The story looks back over a ten year period to reveal how the novel's key players arrived at their present circumstances. Anthony Marra creates sympathy for, and assures the reader's understanding of, each character. There are no true villains here, only people who are forced by circumstances to do things they regret. Characters are steeped in their region's misery: Dokka, Havaa's father, whose ten fingers were the price of resistance before he disappeared for the final time; Khassan Geshilov, the historian whose "history of a nation that had destroyed history and nationhood" reached fifteen million words and was forever in need of revision; Khassan's son Ramzan, an informant for the Russians who is feared and reviled by all, but who once (unknown to all) was a tragic hero; Akhmed's bedridden wife, Ula, whose descriptions of her day are mistaken for hallucinations; Sonja's sister Natasha, who twice pays an unconscionable price for her freedom. Although the characters endure atrocities and disappearances and lives of deprivation, they carry on, often guarding secrets, not just from the state, but from those closest to them.

The characters form a microcosm of Chechnya during a harsh and brutal time.  The novel provides a fascinating, condensed look at Chechnya in evolution over a ten year period, as well as the tension between Chechens and the ethnic Russians who were forcibly relocated to Chechnya, but the information is so seamlessly integrated into the story that it never feels like a history lesson.  Some chapters are so intensely moving they're difficult to read, but the trauma of Chechen life is tempered by the reminder that "the nervous system doesn't exist exclusively to feel pain."  Love and tenderness coexist with torture and death.

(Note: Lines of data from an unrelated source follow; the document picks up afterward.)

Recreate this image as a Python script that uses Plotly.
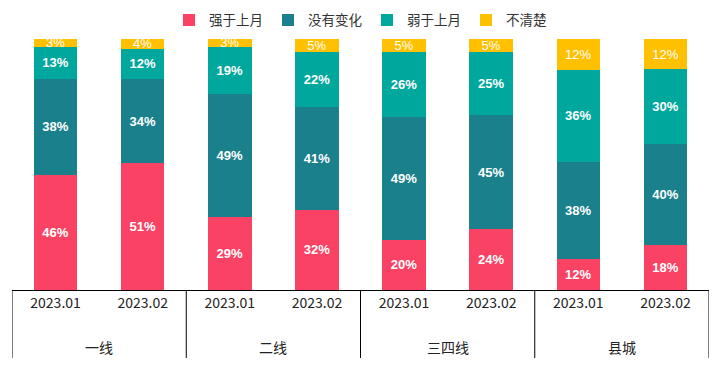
import plotly.graph_objects as go

groups = ["一线", "二线", "三四线", "县城"]
months = ["2023.01", "2023.02"]
series_names = ["强于上月", "没有变化", "弱于上月", "不清楚"]
stronger = [46, 51, 29, 32, 20, 24, 12, 18]
unchanged = [38, 34, 49, 41, 49, 45, 38, 40]
weaker = [13, 12, 19, 22, 26, 25, 36, 30]
unclear = [3, 4, 3, 5, 5, 5, 12, 12]
colors = ["#FA4264", "#19808C", "#00A79D", "#FFC000"]

n = len(groups) * len(months)
xs = list(range(n))
tick_text = months * len(groups)

fig = go.Figure()
for i, (name, vals, col) in enumerate(zip(series_names, [stronger, unchanged, weaker, unclear], colors)):
    fig.add_trace(go.Bar(
        x=xs, y=vals, name=name, marker_color=col,
        marker_line_width=0,
        text=[f"{v}%" for v in vals], textposition="inside",
        insidetextanchor="middle", constraintext="none",
        textfont=dict(color="white", size=13,
                      family="Liberation Sans", weight=("normal" if i == 3 else "bold")),
        width=0.5,
    ))

# page body has an 8px margin, so the figure is 716x360 placed at (8,8)
fig.update_layout(
    barmode="stack", barnorm="percent",
    width=716, height=360,
    margin=dict(l=4, r=15, t=31, b=78, autoexpand=False),
    plot_bgcolor="white", paper_bgcolor="white",
    uniformtext=dict(minsize=12, mode="show"),
    legend=dict(orientation="h", x=0.5, xanchor="center", y=1.075, yanchor="middle",
                traceorder="normal",
                font=dict(size=13.5, family="Noto Sans CJK SC", color="#333"),
                itemwidth=30),
    font=dict(family="Noto Sans CJK SC", size=14, color="#222"),
)

m = len(months)
for g_i, g in enumerate(groups):
    fig.add_annotation(x=g_i * m + (m - 1) / 2, y=-0.227, xref="x", yref="paper",
                       text=g, showarrow=False, yanchor="middle",
                       font=dict(size=14, family="Noto Sans CJK SC", color="#222"))
for b in range(len(groups) + 1):
    fig.add_shape(type="line", xref="x", yref="paper", x0=b * m - 0.5, x1=b * m - 0.5,
                  y0=0, y1=-0.271, line=dict(color="black", width=1))

fig.update_xaxes(range=[-0.5, n - 0.5], tickmode="array", tickvals=xs, ticktext=tick_text,
                 showline=True, linecolor="black", linewidth=1, showgrid=False,
                 ticks="", tickfont=dict(size=14, family="Noto Sans CJK SC", color="#222"))
fig.update_yaxes(visible=False, range=[0, 100])
fig.write_html("out.html")
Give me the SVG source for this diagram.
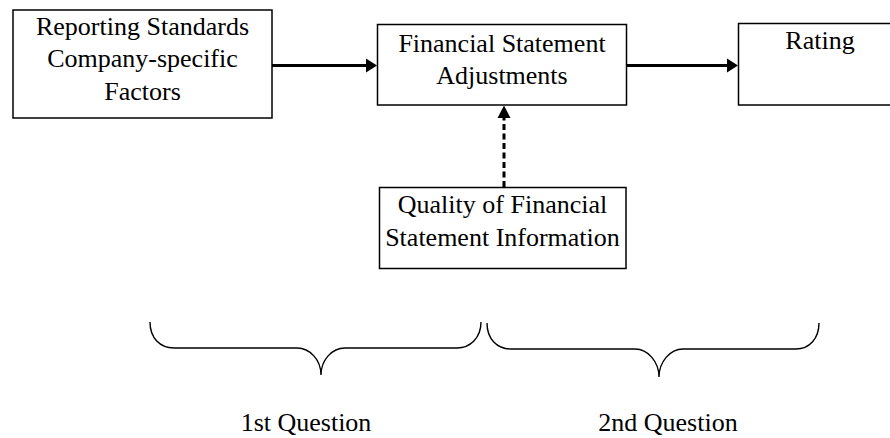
<svg xmlns="http://www.w3.org/2000/svg" width="890" height="438" viewBox="0 0 890 438">
<style>
.box{fill:#fff;stroke:#000;stroke-width:1.5}
.t{font-family:"Liberation Serif","Times New Roman",serif;font-size:26px;fill:#000;text-anchor:middle}
.arr{fill:none;stroke:#000;stroke-width:3}
.dash{fill:none;stroke:#000;stroke-width:3;stroke-dasharray:6 3.5}
.brace{fill:none;stroke:#000;stroke-width:1.4}
.head{fill:#000}
</style>
<rect width="890" height="438" fill="#fff"/>
<g id="node-reporting">
<rect class="box" x="13" y="10" width="259" height="108"/>
<text class="t" x="142.5" y="35">Reporting Standards</text>
<text class="t" x="142.5" y="67">Company-specific</text>
<text class="t" x="142.5" y="100">Factors</text>
</g>
<g id="node-adjustments">
<rect class="box" x="377.5" y="24.5" width="249" height="80.5"/>
<text class="t" x="502" y="52">Financial Statement</text>
<text class="t" x="502" y="84">Adjustments</text>
</g>
<g id="node-rating">
<rect class="box" x="738.5" y="23.5" width="165" height="81.5"/>
<text class="t" x="820" y="49">Rating</text>
</g>
<g id="node-quality">
<rect class="box" x="379.5" y="187.5" width="246.5" height="81"/>
<text class="t" x="502.5" y="213">Quality of Financial</text>
<text class="t" x="502.5" y="246">Statement Information</text>
</g>
<g id="connectors">
<line class="arr" x1="272" y1="65.5" x2="367" y2="65.5"/>
<polygon class="head" points="377,65.5 366,58.5 366,72.5"/>
<line class="arr" x1="627" y1="65.5" x2="727" y2="65.5"/>
<polygon class="head" points="738,65.5 727,58.5 727,72.5"/>
<line class="dash" x1="504" y1="187" x2="504" y2="117"/>
<polygon class="head" points="504,105.5 497.5,118 510.5,118"/>
</g>
<g id="braces">
<path class="brace" d="M150,322 C150,338 160,348 174,348 L297,348 C310,348 321,360 321,375 C321,360 332,348 345,348 L457,348 C470,348 481,338 481,322"/>
<path class="brace" d="M487,323 C487,339 497,349 511,349 L635,349 C648,349 659,362 659,377 C659,362 670,349 683,349 L796,349 C809,349 819,339 819,323"/>
</g>
<text class="t" x="306" y="431">1st Question</text>
<text class="t" x="668" y="431">2nd Question</text>
</svg>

The maturity and sophistication of Marra's storytelling is astonishing. Among the novel's many symbols, my favorite is ice, symbolic of both survival and disappearance, "a melting into the past, not an erasure but a conversion in form, from presence to memory." Another is static from the radio, formless sound that can be shaped (like memories, or certain people) into whatever we desire.

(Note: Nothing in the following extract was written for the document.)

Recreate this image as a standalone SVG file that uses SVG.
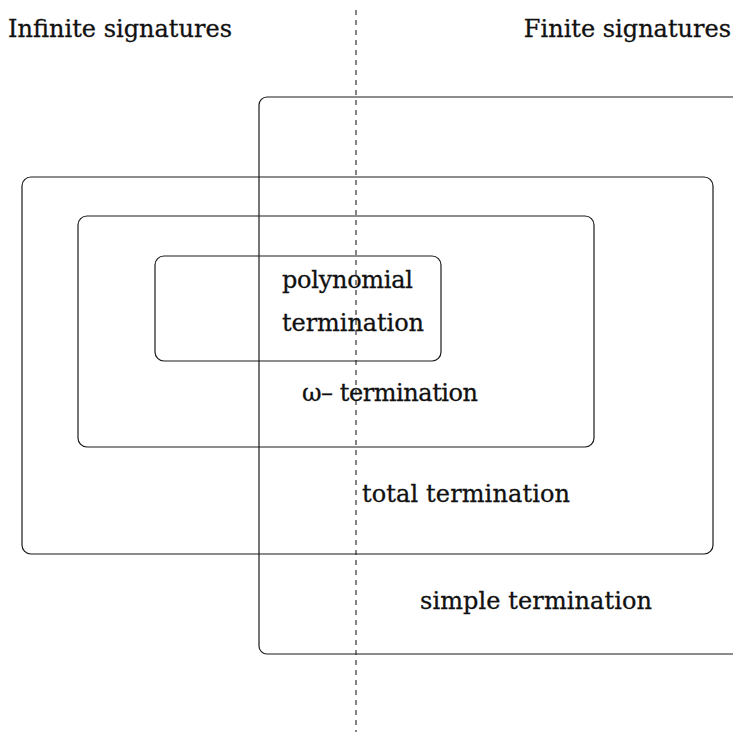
<svg xmlns="http://www.w3.org/2000/svg" width="733" height="732" viewBox="0 0 733 732">
<style>
.box{fill:none;stroke:#1a1a1a;stroke-width:1.2}
.t{font-family:"DejaVu Serif","Liberation Serif",serif;font-size:24px;fill:#111;stroke:#111;stroke-width:0.3}
.div{stroke:#333;stroke-width:1.2;stroke-dasharray:5 5;fill:none}
</style>
<rect width="733" height="732" fill="#fff"/>
<g id="connectors">
<line class="div" x1="356" y1="10" x2="356" y2="732"/>
</g>
<g id="simple">
<path class="box" d="M740 97 H267 A8 8 0 0 0 259 105 V646 A8 8 0 0 0 267 654 H740"/>
<text class="t" x="420" y="609" textLength="232">simple termination</text>
</g>
<g id="total">
<rect class="box" x="22" y="177" width="691" height="377" rx="9"/>
<text class="t" x="362" y="502" textLength="208">total termination</text>
</g>
<g id="omega">
<rect class="box" x="78" y="216" width="516" height="231" rx="9"/>
<text class="t" x="302" y="401" textLength="176">ω– termination</text>
</g>
<g id="poly">
<rect class="box" x="155" y="256" width="286" height="105" rx="9"/>
<text class="t" x="282" y="288" textLength="131">polynomial</text>
<text class="t" x="282" y="331" textLength="142">termination</text>
</g>
<g id="labels">
<text class="t" x="8" y="37" textLength="224">Infinite signatures</text>
<text class="t" x="731" y="37" text-anchor="end">Finite signatures</text>
</g>
</svg>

A Constellation of Vital Phenomena explores diverse themes, all timeless and universal: the cycles of life (babies are born to replace the dead as new wars flare up to kill the living); the importance and difficulty of family; books and art as instruments of bonding and as vaults for the preservation of memories; the nature of betrayal (of family, friends, and lovers) and what it does to the soul; the protective power of hope, kindness, and generosity. Although the novel's time frame is 1994 to 2004, with a particular focus on the last four days of that period, every now and then Marra gives us a peek at what will come later, reminding us of the story's most important theme, one that is echoed in the book's title: people suffer, death is inevitable, but every day, new lives begin and existing lives begin anew. Life goes on.